Provided data —
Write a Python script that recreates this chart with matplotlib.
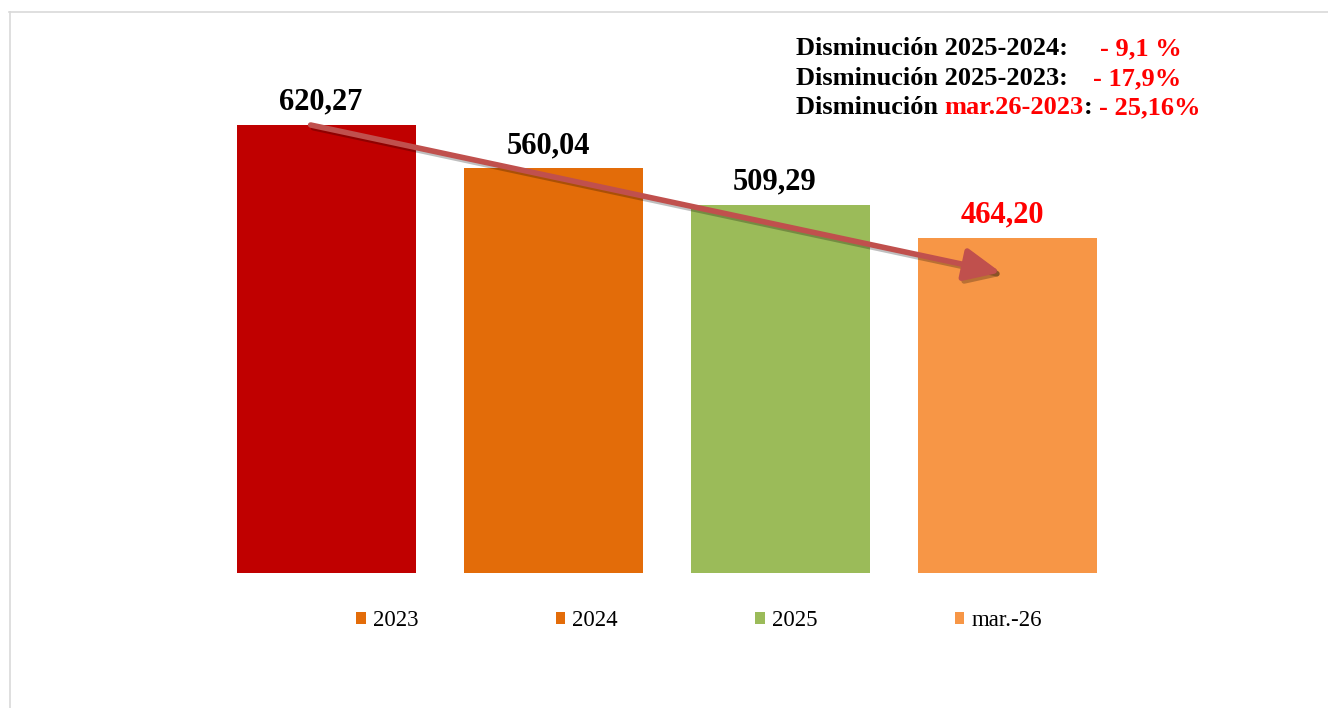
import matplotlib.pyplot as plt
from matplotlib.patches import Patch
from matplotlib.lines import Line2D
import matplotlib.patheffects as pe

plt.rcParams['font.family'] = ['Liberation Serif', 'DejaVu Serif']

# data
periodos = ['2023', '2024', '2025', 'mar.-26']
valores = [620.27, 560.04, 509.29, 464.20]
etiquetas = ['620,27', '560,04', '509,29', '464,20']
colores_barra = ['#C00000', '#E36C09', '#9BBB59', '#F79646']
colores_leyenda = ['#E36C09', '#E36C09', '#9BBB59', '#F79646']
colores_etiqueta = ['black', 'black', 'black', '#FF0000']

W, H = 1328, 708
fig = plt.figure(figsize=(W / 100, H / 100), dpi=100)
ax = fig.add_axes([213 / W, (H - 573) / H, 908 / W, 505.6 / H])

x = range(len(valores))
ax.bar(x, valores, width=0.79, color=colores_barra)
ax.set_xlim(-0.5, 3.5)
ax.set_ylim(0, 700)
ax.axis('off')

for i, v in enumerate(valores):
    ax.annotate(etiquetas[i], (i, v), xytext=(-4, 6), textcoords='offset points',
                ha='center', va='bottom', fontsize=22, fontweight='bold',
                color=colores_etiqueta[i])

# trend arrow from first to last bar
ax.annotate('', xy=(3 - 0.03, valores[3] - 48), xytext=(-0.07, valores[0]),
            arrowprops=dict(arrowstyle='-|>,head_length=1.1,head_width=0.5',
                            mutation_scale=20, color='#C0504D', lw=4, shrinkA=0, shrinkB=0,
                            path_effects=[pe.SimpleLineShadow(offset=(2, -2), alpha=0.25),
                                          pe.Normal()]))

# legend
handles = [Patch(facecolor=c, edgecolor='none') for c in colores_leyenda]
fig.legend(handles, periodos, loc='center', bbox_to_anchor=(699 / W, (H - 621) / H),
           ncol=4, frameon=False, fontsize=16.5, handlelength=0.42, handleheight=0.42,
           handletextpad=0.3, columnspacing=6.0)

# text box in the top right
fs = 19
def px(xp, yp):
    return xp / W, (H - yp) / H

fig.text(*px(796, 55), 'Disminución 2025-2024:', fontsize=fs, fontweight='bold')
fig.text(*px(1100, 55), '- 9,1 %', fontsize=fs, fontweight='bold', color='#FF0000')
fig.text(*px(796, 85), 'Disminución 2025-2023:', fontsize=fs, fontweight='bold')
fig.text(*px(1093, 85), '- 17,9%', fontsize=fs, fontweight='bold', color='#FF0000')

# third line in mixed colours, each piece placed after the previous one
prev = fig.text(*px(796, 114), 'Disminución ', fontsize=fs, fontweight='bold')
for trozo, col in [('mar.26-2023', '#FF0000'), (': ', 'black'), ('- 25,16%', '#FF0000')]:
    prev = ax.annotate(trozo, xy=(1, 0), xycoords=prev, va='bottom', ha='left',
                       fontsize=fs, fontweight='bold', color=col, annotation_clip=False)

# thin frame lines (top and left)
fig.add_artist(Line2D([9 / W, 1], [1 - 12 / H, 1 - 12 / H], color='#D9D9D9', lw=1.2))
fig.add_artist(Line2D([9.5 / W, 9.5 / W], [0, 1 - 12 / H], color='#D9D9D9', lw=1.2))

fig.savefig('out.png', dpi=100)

Your objective — Set down all the data again exactly as above, pictures excluded.

Complete answer —
Write a Python script that recreates this chart with matplotlib.
import matplotlib.pyplot as plt
from matplotlib.patches import Patch
from matplotlib.lines import Line2D
import matplotlib.patheffects as pe

plt.rcParams['font.family'] = ['Liberation Serif', 'DejaVu Serif']

# data
periodos = ['2023', '2024', '2025', 'mar.-26']
valores = [620.27, 560.04, 509.29, 464.20]
etiquetas = ['620,27', '560,04', '509,29', '464,20']
colores_barra = ['#C00000', '#E36C09', '#9BBB59', '#F79646']
colores_leyenda = ['#E36C09', '#E36C09', '#9BBB59', '#F79646']
colores_etiqueta = ['black', 'black', 'black', '#FF0000']

W, H = 1328, 708
fig = plt.figure(figsize=(W / 100, H / 100), dpi=100)
ax = fig.add_axes([213 / W, (H - 573) / H, 908 / W, 505.6 / H])

x = range(len(valores))
ax.bar(x, valores, width=0.79, color=colores_barra)
ax.set_xlim(-0.5, 3.5)
ax.set_ylim(0, 700)
ax.axis('off')

for i, v in enumerate(valores):
    ax.annotate(etiquetas[i], (i, v), xytext=(-4, 6), textcoords='offset points',
                ha='center', va='bottom', fontsize=22, fontweight='bold',
                color=colores_etiqueta[i])

# trend arrow from first to last bar
ax.annotate('', xy=(3 - 0.03, valores[3] - 48), xytext=(-0.07, valores[0]),
            arrowprops=dict(arrowstyle='-|>,head_length=1.1,head_width=0.5',
                            mutation_scale=20, color='#C0504D', lw=4, shrinkA=0, shrinkB=0,
                            path_effects=[pe.SimpleLineShadow(offset=(2, -2), alpha=0.25),
                                          pe.Normal()]))

# legend
handles = [Patch(facecolor=c, edgecolor='none') for c in colores_leyenda]
fig.legend(handles, periodos, loc='center', bbox_to_anchor=(699 / W, (H - 621) / H),
           ncol=4, frameon=False, fontsize=16.5, handlelength=0.42, handleheight=0.42,
           handletextpad=0.3, columnspacing=6.0)

# text box in the top right
fs = 19
def px(xp, yp):
    return xp / W, (H - yp) / H

fig.text(*px(796, 55), 'Disminución 2025-2024:', fontsize=fs, fontweight='bold')
fig.text(*px(1100, 55), '- 9,1 %', fontsize=fs, fontweight='bold', color='#FF0000')
fig.text(*px(796, 85), 'Disminución 2025-2023:', fontsize=fs, fontweight='bold')
fig.text(*px(1093, 85), '- 17,9%', fontsize=fs, fontweight='bold', color='#FF0000')

# third line in mixed colours, each piece placed after the previous one
prev = fig.text(*px(796, 114), 'Disminución ', fontsize=fs, fontweight='bold')
for trozo, col in [('mar.26-2023', '#FF0000'), (': ', 'black'), ('- 25,16%', '#FF0000')]:
    prev = ax.annotate(trozo, xy=(1, 0), xycoords=prev, va='bottom', ha='left',
                       fontsize=fs, fontweight='bold', color=col, annotation_clip=False)

# thin frame lines (top and left)
fig.add_artist(Line2D([9 / W, 1], [1 - 12 / H, 1 - 12 / H], color='#D9D9D9', lw=1.2))
fig.add_artist(Line2D([9.5 / W, 9.5 / W], [0, 1 - 12 / H], color='#D9D9D9', lw=1.2))

fig.savefig('out.png', dpi=100)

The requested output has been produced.